6. The Opening


Set the stage.

THE FIRST SLIDE of your presentation should be simple:

  • Your company logo
  • The name of your company
  • Your company tag line, if you have one
  • The name and title of the presenter

When presenting this slide, remember to bring plenty of energy, smile, and start strong. Remember to keep up that energy throughout the whole presentation, all the way through the questions and answers, all the way until you walk off the stage or out the door.

For this initial slide, your goal is to make a good first impression and to let the audience know that you know how to pitch. This reassures the audience and alleviates any worries that this presentation might be difficult to sit through.

RULE  13:
Remember to make a good first impression. Start strong.

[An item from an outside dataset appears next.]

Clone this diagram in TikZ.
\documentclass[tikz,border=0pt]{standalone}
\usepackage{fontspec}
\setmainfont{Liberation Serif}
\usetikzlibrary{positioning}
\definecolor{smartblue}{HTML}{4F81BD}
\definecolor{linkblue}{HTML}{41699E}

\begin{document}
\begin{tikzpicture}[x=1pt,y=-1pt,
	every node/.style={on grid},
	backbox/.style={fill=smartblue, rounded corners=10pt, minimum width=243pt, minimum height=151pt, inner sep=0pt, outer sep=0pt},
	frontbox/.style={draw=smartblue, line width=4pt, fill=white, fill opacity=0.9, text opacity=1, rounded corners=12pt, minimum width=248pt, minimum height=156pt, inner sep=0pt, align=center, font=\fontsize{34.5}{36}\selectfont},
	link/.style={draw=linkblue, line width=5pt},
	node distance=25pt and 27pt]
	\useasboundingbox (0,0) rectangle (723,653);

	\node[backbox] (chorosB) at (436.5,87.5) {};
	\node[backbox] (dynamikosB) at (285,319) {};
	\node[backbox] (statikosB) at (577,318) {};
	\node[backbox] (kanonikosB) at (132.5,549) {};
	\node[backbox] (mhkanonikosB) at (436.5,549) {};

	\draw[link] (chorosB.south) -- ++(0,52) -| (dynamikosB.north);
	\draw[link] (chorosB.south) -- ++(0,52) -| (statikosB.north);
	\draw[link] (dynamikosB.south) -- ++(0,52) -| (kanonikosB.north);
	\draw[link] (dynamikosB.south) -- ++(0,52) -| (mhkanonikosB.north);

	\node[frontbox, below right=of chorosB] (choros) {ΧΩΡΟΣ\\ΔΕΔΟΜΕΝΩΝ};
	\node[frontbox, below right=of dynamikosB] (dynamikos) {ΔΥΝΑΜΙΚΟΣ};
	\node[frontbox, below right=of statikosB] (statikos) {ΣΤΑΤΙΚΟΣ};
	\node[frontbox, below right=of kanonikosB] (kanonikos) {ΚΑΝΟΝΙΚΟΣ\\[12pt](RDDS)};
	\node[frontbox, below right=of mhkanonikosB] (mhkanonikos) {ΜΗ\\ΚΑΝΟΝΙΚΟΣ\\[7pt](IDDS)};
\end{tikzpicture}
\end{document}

A standard opening is a thank you, your name, and the name of your company. E.g., “Hello. Thank you for inviting me to present. My name is Luni, and today I’ll be presenting Fledge.” That opening is sufficient but far from exciting. Plus, it is lacking any information that is not visible on the first slide.

Instead, what you need is a “hook,” an opening statement that grabs the audience’s attention, that immediately pulls them into the story. A cliché version of an opening line begins with “Imagine a world where…” and ends with a vision of a utopia. Another cliché would be starting with a fairy tale opening, e.g., “Once upon a time,” or a variant of a literary opening, “It was the best of weeks, it was the worst of weeks.”

Like any creative process, finding a great opening will take multiple iterations. For a first draft, try expanding your tag line. For example, Nike’s famous “Just do it” could become the opening line. “Many people dream about sports. We at Nike say don’t dream it, just do it.”

RULE  14:
The opening should be creative, grabbing the audience’s attention.

After that opening line, you can then introduce yourself and your company. This is analogous to the format you often see in movies or TV shows, with a short “teaser” at the start of the program followed by the opening credits.

At this point in your pitch, you have the audience’s attention and they know who you are. Before you move on, you need to ensure they know one more thing. They need a hint about how you plan to solve the problem you’ll be describing to them.

RULE  15:
Provide a hint that you know what you are talking about.

This “hint” serves a key storytelling function: foreshadowing. Without it, the audience may start worrying that no solution is coming (an all-too-common problem with pitches), or they may start to think of their own solutions. If your hook didn’t provide this clue, then, after your hook, introduce yourself, introduce the name of your company, and follow it with a concise, five- or seven- or ten-word sentence that provides that hint. See below for an example.

To help demonstrate each section of the pitch, this book uses the pitch from Ensibuuko, one of the entrepreneurs I’ve worked with at Fledge, and one of the businesses introduced in The Next Step: Guiding You from Idea to Startup. Plus, in the Appendix, you’ll find the pitch deck for Concrete Battery, another of the example businesses from The Next Step: Guiding You from Idea to Startup.

Ensibuuko—[The Opening]

“Like access to food, water, and shelter, access to financial services is a basic human right. Hello. My name is David Opio, founder of Ensibuuko, a financial technology company from Uganda.”

The hook here is exceedingly strong, bordering on controversial, but as such, it makes the audience hungry to know more. Plus, it provides that hint, because now we know this company will do something to provide access to financial services, even if we are not sure exactly what that means.

However, to ensure that hint was understood, this opening adds, “a financial technology company,” to narrow down the meaning of financial services, and it includes the country, as that, too, is important to narrow the target market.